Skating Workshops
Hosted by

San Diego Figure Skating Communications
a non-profit educational organization

Off-Ice Practice Policies

     There is a need for every leader/presentor, teacher/instructor, or coach to bring their "A" game to every sessions. To accomplish this, they should do their homework to prepare even if they have previously presented the same material.

Conveying Information     
      Creating a completely new presentation requires developing a detailed syllabus for every presentation that is scheduled.

     The following methods that are essential to conveying information involves making the task of communicating data/instructions a much more enjoyable experience, especially in longer presentations, is to keep members of the audience involved which helps them retain more information:

  • Make learning fun. Members of any audience, even highly motivated individuals, will lose their enthusiastic if sessions sessions are boring. Don't expect individuals to respond to or remember complicated concepts or theories if they expected to learn practical information about what they can do to get better results today. Use several different training methods to engage people in a variety of ways. Alternating the pace of each session helps to keep their interest at a high level.
  • Avoid monotone delivery in your presentation
  • Use humor. A presenters can make a point more effectively by using humor when presenting otherwise "dry", "boring" statistics or theories. However, it is usually best to avoid telling jokes, as humor is so subjective that you run the rise of offending someone in your audience and they shut down for the rest of the session. Personal, self-deprecating humor is the safest way to go.
  • Use attractive packaging. Use materials that are well-packaged and that communicate value.
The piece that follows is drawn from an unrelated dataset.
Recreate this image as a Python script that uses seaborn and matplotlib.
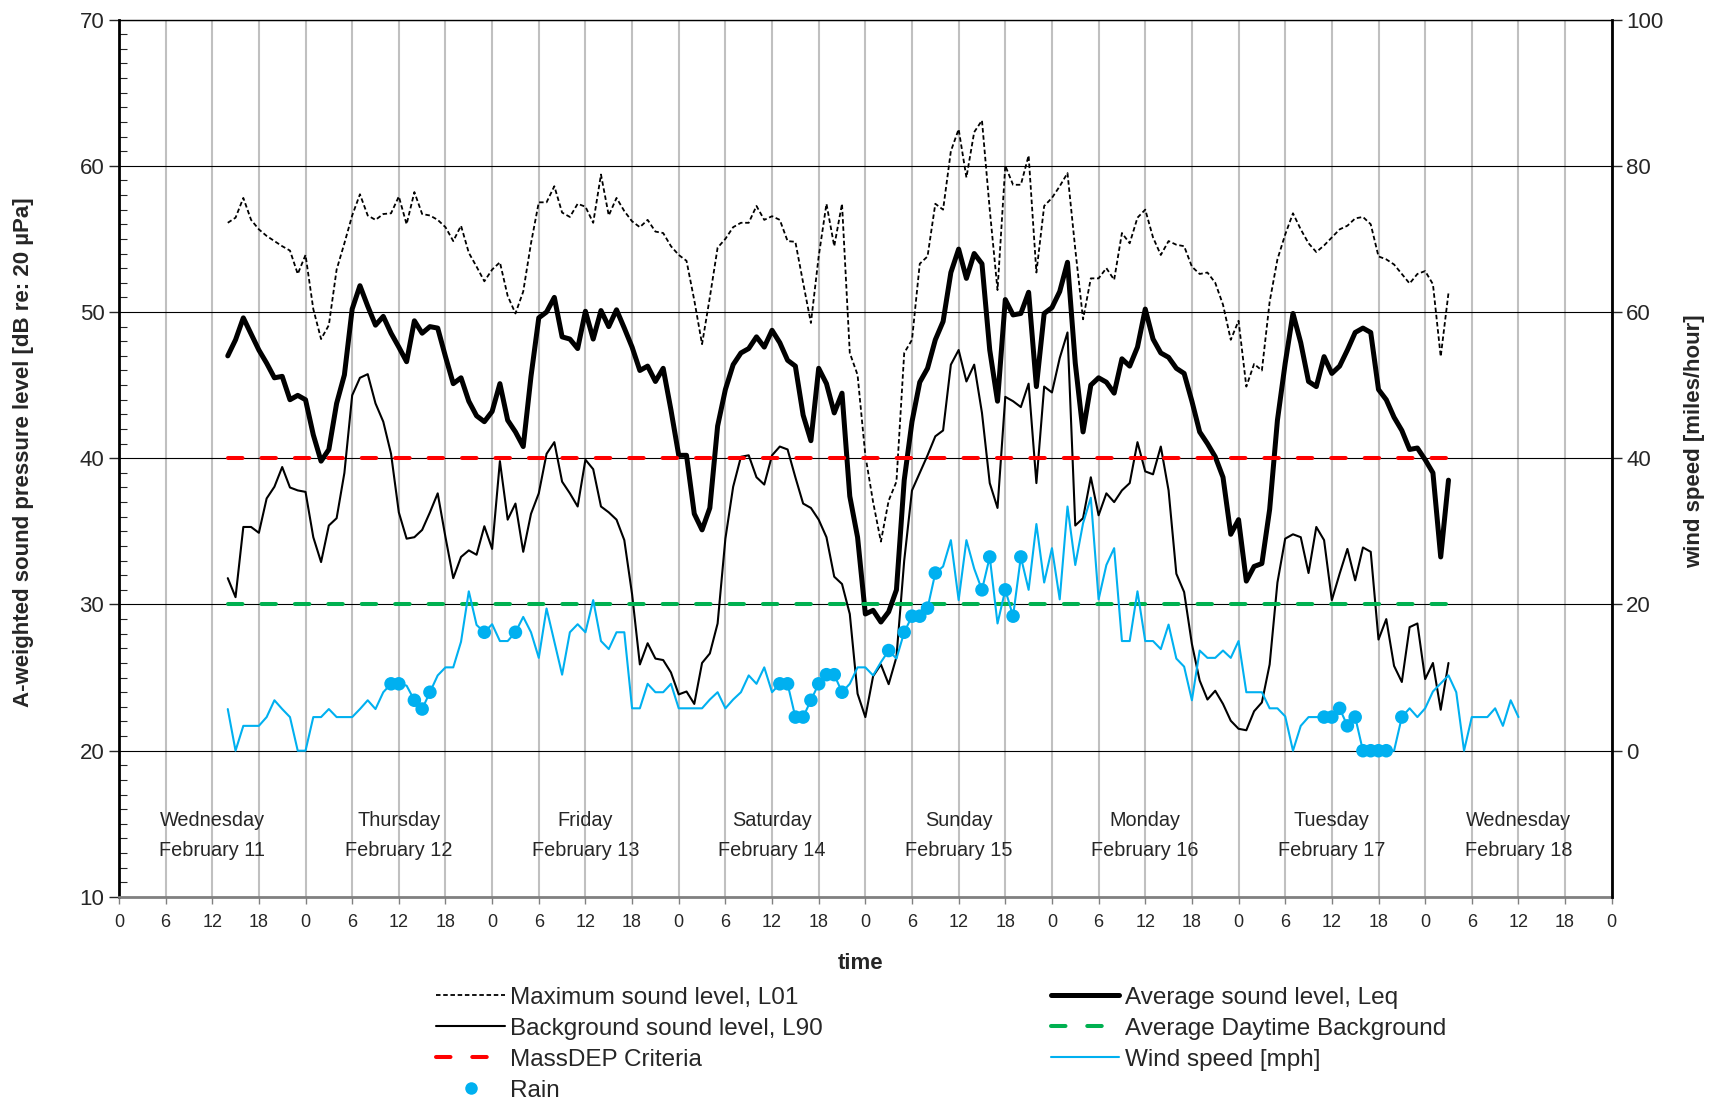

Professional packaging a presentation means using multimedia as a powerful tool of communicating.
  • Encourage participation. Make the session lively by engaging participants in the learning process. Excellent presenters rely on involving the audience in various methods of group participation. Learning occurs most readily when individual have positive feelings because they are encourage everyone to speak freely and candidly.
  • Build self-esteem. Every individual must understand how taking part will benefit them. Most training programs say they are designed to lift spirits, provide new skills to be productive or help them to live better lives. Create a win-win environment by using the training program to build the participants self-worth and self-esteem.
The Basic Foundation
      The basic foundation for a solid training session that runs efficiently and that conveys the necessary information for meeting the sessions goals. They also incorporate ways to begin improving training on the fly. In other words, you can’t go wrong by following these steps in every training session you run.
Proven techniques to conduct a successful training session include:
  • Tell trainees what you're going to cover. Introduce your session with a brief overview of the training subjects main points.
  • Provide a copy of the syllabus. Explain key points, go over policies, demonstrate procedures, and relate any other information they need to know.
  • Summarize what you told them. Conclude the opening overview.
  • Always provide a preview of what will be occurring in each session. Provide a PowerPoint handout. This practice creates a better learning environment by guiding trainees to know what to look for and what to remember. Explaining the purpose of the presentation helps to establish a more effective reception for the information.
  • Use as much hands-on training as possible. The most effective training uses all the senses to affect learning. Demonstrate and apply teaching points to create greater understanding and knowledge of the subject.
  • Frequently use short tests to acquire feedback. Such testing is for the benefit of the presenter to determine whether training/presentation achieved its goals.
  • Structure interaction time into all your sessions will serve to involve your audience. Ask participants to share their experiences with the training topic. Often individuals will have valuable information to contribute. Everyone will get more out of sessions by hearing about the experiences of others with the subject — and not just your lecture points. Hearing different voices also keeps sessions varied and interesting.
  • Repeat questions before answering them. This practice ensures that all participants hear the question is so they can make sense of your answer.
  • Analyze the session as you go. Always be on the lookout for what works best. When you discover a new technique or method that clicks with the group, note it on your training materials so it can be incorporated into the training outline to be used in future sessions.
  • Start on time and finish on time. Don't hold up class waiting for late arrivers. Run the class according to the schedule and don't get off topic. Opening up discussion among participants may lead to some pertinent tangents. Defer answering until the end of your presentation. Ask if there is enough interest to pursue a separate session on that topic, but stick to the lesson plan.
  • Put yourself in their shoes — or seats. Give frequent breaks, especially for half-day or all-day sessions.
  • Solicit feedback on the training session. Critiques work best when they are written and anonymous, unless a trainee volunteers to discuss his or her thoughts in person. Input is vital for making the next session — and the overall training program — more effective.
     All the best trainers demonstrate most of not all of the following attributes:
  • Good communicators. They speak well, express their thoughts clearly, and have an engaging presentation style.
  • Knowledgeable. They know their topic cold. They understand all the concepts and know all the details. They can answer questions thoroughly and at a level that trainees understand. If they ever unable to immediately answer a question, they know exactly where to go to get that answer and they promise to do so as soon as possible.
  • Experienced. They know what they are talking about. They have been in the field doing what they teach in training.
  • Good with people. Their personality styles may vary, but they enjoy working with people. They can engage groups of people and work with them to meet training goals.
  • Interested in learning. They recognize the value of learning in their own lives and want to help others learn. They find satisfaction in sharing with others the skills and knowledge they have acquired through hard work and persistence.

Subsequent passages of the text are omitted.